As the World Breastfeeding Week (Aug 1- 7) kicks off today, the United Nations Children's Emergency Fund (UNICEF) has said that delaying breastfeeding of the baby in the first few hours of birth can markedly increase their risk of dying.
UNICEF said in a statement that delaying breastfeeding by 2-23 hours after birth increases the risk of dying in the first 28 days of life by 40 percent while delaying it by 24 hours or more increases it to 80 percent.
One in two children (nearly 77 million) globally are not put to the breast within an hour of birth, depriving them of essential nutrients, antibodies and skin-to-skin contact with their mother that protect them from disease and death.

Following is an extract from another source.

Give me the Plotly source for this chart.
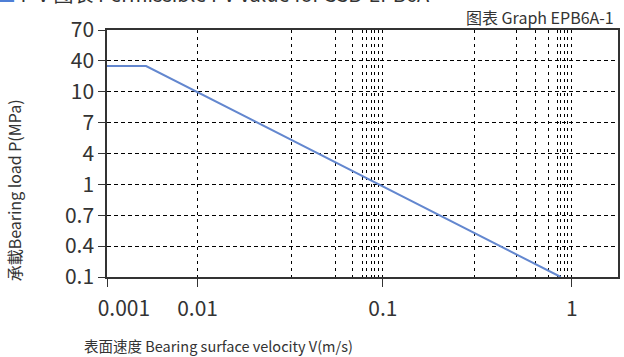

"Making babies wait too long for the first critical contact with their mother outside the womb decreases the newborn's chances of survival, limits milk supply and reduces the chances of exclusive breastfeeding," France Bégin, UNICEF Senior Nutrition Adviser, said in a statement. "If all babies are fed nothing but breastmilk from the moment they are born until they are six months old, over 800,000 lives would be saved every year," Bégin added.
According to UNICEF, globally, only 43 percent of infants under six months old are exclusively breastfed. Babies who are not breastfed at all are 14 times more likely to die than those who are fed only breastmilk. So breastmilk (given in any amount) substantially reduces the risk of death among children.
"Babies who received no breastmilk at all are seven times more likely to die from infections than those who received at least some breastmilk in their first six months of life," according to the statement.
However, the rate of breastfeeding is witnessing an increase in most countries.
In sub-Saharan Africa (where under-five mortality rates are the highest worldwide), early breastfeeding rates increased 10 percent since 2000 in East and Southern Africa but have remained unchanged in West and Central Africa.
In South Asia, although the rates of early breastfeeding initiation tripled in 15 years – from 16 per cent in 2000 to 45 percent in 2015 — about 21 million newborns still wait too long before they are breastfed, the UNICEF added.
"Breastmilk is a baby's first vaccine, the first and best protection they have against illness and disease. With newborns accounting for nearly half of all deaths of children under five, early breastfeeding can make the difference between life and death," Bégin added.
One of the reasons for delayed breastfeeding could be the absence of skilled attendant at the time of giving birth. Women who gave birth to babies in presence of skilled professionals/ attendants were more likely to breastfeed.
In some cultures, the practice of feeding babies with certain liquids may also lead to delayed breastfeeding, which reduces the chances of babies being breastfed in future as well.